Helium shutoff coincides with new-cycle magnetic emergence
What We See
The top panel shows solar wind helium abundance at different wind speeds for 1995-2021, covering Cycles 23 and 24. Ten colored lines track helium abundance at different wind speeds; a dashed black curve shows sunspot number. Vertical cyan and magenta lines mark solar minima and helium shutoffs. The bottom panel shows a filled contour map of EUV brightpoint density versus solar latitude and time. Green, orange, and white contours sweep from mid-latitudes toward the equator over each cycle, forming the classic butterfly pattern. A dotted yellow-black line traces the 0.8 density threshold. Semitransparent blue lines mark latitudes of plus and minus 25 degrees. A gray band and colored bars indicate Parker Solar Probe encounters and Solar Orbiter's launch.
The Finding
Helium shutoff occurs at approximately the same time that new-cycle brightpoints emerge at mid-latitudes, particularly in the hemisphere that leads the new cycle. For Cycle 24, brightpoints appeared first in the northern hemisphere; for Cycle 25, the southern hemisphere led. This temporal coincidence connects an in-situ solar wind measurement (helium composition near Earth) with a remote observation of the Sun's surface (EUV brightpoints), suggesting both respond to the same underlying event.

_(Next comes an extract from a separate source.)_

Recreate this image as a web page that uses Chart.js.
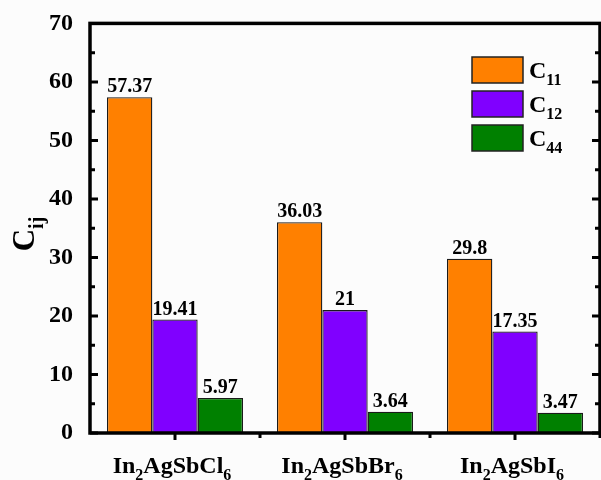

That event is the cancelation of the old cycle's magnetic flux at the equator and the emergence of the new cycle's toroidal magnetic bands.
Why It Matters
This connection between solar wind composition and the Sun's magnetic butterfly pattern provides a physical explanation for why helium signals the new cycle early. It ties a quantity measured near Earth to fundamental processes in the Sun's magnetic dynamo, specifically the death of one extended cycle's equatorial flux bands and the rise of the next. As Parker Solar Probe and Solar Orbiter explore ever closer to the Sun, they can test this connection directly, potentially revealing how deep magnetic restructuring propagates outward to change the solar wind composition we detect at Earth.